== Work to do ==
Set down each line of the data below exactly as it stands, dropping the pictures.

========

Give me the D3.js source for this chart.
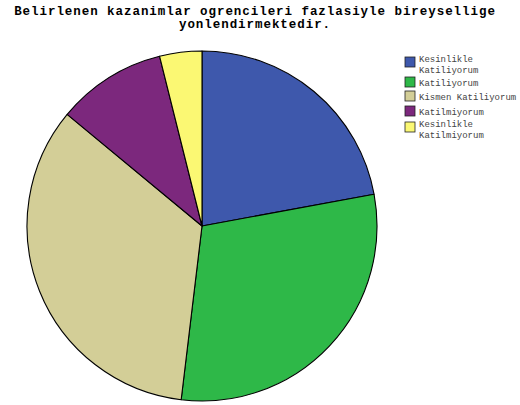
<!DOCTYPE html>
<html>
<head>
<meta charset="utf-8">
<script src="https://cdn.jsdelivr.net/npm/d3@7"></script>
<style>
  body { margin: 0; background: #fff; }
  svg { display: block; }
</style>
</head>
<body>
<div class="chart"></div>
<script>
const title = ["Belirlenen kazanimlar ogrencileri fazlasiyle bireysellige", "yonlendirmektedir."];
const categories = ["Kesinlikle Katiliyorum", "Katiliyorum", "Kismen Katiliyorum", "Katilmiyorum", "Kesinlikle Katilmiyorum"];
const legendLines = [["Kesinlikle", "Katiliyorum"], ["Katiliyorum"], ["Kismen Katiliyorum"], ["Katilmiyorum"], ["Kesinlikle", "Katilmiyorum"]];
const values = [22.1, 29.8, 34.1, 10.1, 3.9];
const colors = ["#3e58ac", "#2eb848", "#d3ce97", "#7c287d", "#fbf873"];

const w = 520;
const h = 405;
const cx = 202;
const cy = 226;
const r = 175;

const svg = d3.select(".chart")
    .append("svg")
    .attr("width", w)
    .attr("height", h);

svg.selectAll("text.title")
    .data(title)
    .enter()
    .append("text")
    .attr("class", "title")
    .attr("x", 255)
    .attr("y", (d, i) => 15 + i * 12.5)
    .attr("text-anchor", "middle")
    .style("font-family", "'Liberation Mono', 'Courier New', monospace")
    .style("font-weight", "bold")
    .style("font-size", "12.5px")
    .style("letter-spacing", "0.95px")
    .text(d => d);

const pie = d3.pie().sort(null).value(d => d);
const arc = d3.arc().innerRadius(0).outerRadius(r);

svg.append("g")
    .attr("transform", `translate(${cx}, ${cy})`)
    .selectAll("path")
    .data(pie(values))
    .enter()
    .append("path")
    .attr("d", arc)
    .attr("fill", (d, i) => colors[i])
    .attr("stroke", "#000")
    .attr("stroke-width", 1.1)
    .attr("stroke-linejoin", "round");

// legend rows (swatch top)
const legendY = [57, 77, 91, 106, 122];

const legend = svg.append("g")
    .selectAll("g")
    .data(categories)
    .enter()
    .append("g")
    .attr("transform", (d, i) => `translate(405, ${legendY[i]})`);

legend.append("rect")
    .attr("width", 10)
    .attr("height", 10)
    .attr("fill", (d, i) => colors[i])
    .attr("stroke", "#222")
    .attr("stroke-width", 0.8);

legend.each(function (d, i) {
    const lines = legendLines[i];
    d3.select(this).selectAll("text")
        .data(lines)
        .enter()
        .append("text")
        .attr("x", 14)
        .attr("y", (t, j) => (lines.length > 1 ? 5 : 8.5) + j * 10.5)
        .style("font-family", "'Liberation Mono', 'Courier New', monospace")
        .style("font-size", "9px")
        .style("fill", "#444")
        .text(t => t);
});
</script>
</body>
</html>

========

== Correct answer ==
Give me the D3.js source for this chart.
<!DOCTYPE html>
<html>
<head>
<meta charset="utf-8">
<script src="https://cdn.jsdelivr.net/npm/d3@7"></script>
<style>
  body { margin: 0; background: #fff; }
  svg { display: block; }
</style>
</head>
<body>
<div class="chart"></div>
<script>
const title = ["Belirlenen kazanimlar ogrencileri fazlasiyle bireysellige", "yonlendirmektedir."];
const categories = ["Kesinlikle Katiliyorum", "Katiliyorum", "Kismen Katiliyorum", "Katilmiyorum", "Kesinlikle Katilmiyorum"];
const legendLines = [["Kesinlikle", "Katiliyorum"], ["Katiliyorum"], ["Kismen Katiliyorum"], ["Katilmiyorum"], ["Kesinlikle", "Katilmiyorum"]];
const values = [22.1, 29.8, 34.1, 10.1, 3.9];
const colors = ["#3e58ac", "#2eb848", "#d3ce97", "#7c287d", "#fbf873"];

const w = 520;
const h = 405;
const cx = 202;
const cy = 226;
const r = 175;

const svg = d3.select(".chart")
    .append("svg")
    .attr("width", w)
    .attr("height", h);

svg.selectAll("text.title")
    .data(title)
    .enter()
    .append("text")
    .attr("class", "title")
    .attr("x", 255)
    .attr("y", (d, i) => 15 + i * 12.5)
    .attr("text-anchor", "middle")
    .style("font-family", "'Liberation Mono', 'Courier New', monospace")
    .style("font-weight", "bold")
    .style("font-size", "12.5px")
    .style("letter-spacing", "0.95px")
    .text(d => d);

const pie = d3.pie().sort(null).value(d => d);
const arc = d3.arc().innerRadius(0).outerRadius(r);

svg.append("g")
    .attr("transform", `translate(${cx}, ${cy})`)
    .selectAll("path")
    .data(pie(values))
    .enter()
    .append("path")
    .attr("d", arc)
    .attr("fill", (d, i) => colors[i])
    .attr("stroke", "#000")
    .attr("stroke-width", 1.1)
    .attr("stroke-linejoin", "round");

// legend rows (swatch top)
const legendY = [57, 77, 91, 106, 122];

const legend = svg.append("g")
    .selectAll("g")
    .data(categories)
    .enter()
    .append("g")
    .attr("transform", (d, i) => `translate(405, ${legendY[i]})`);

legend.append("rect")
    .attr("width", 10)
    .attr("height", 10)
    .attr("fill", (d, i) => colors[i])
    .attr("stroke", "#222")
    .attr("stroke-width", 0.8);

legend.each(function (d, i) {
    const lines = legendLines[i];
    d3.select(this).selectAll("text")
        .data(lines)
        .enter()
        .append("text")
        .attr("x", 14)
        .attr("y", (t, j) => (lines.length > 1 ? 5 : 8.5) + j * 10.5)
        .style("font-family", "'Liberation Mono', 'Courier New', monospace")
        .style("font-size", "9px")
        .style("fill", "#444")
        .text(t => t);
});
</script>
</body>
</html>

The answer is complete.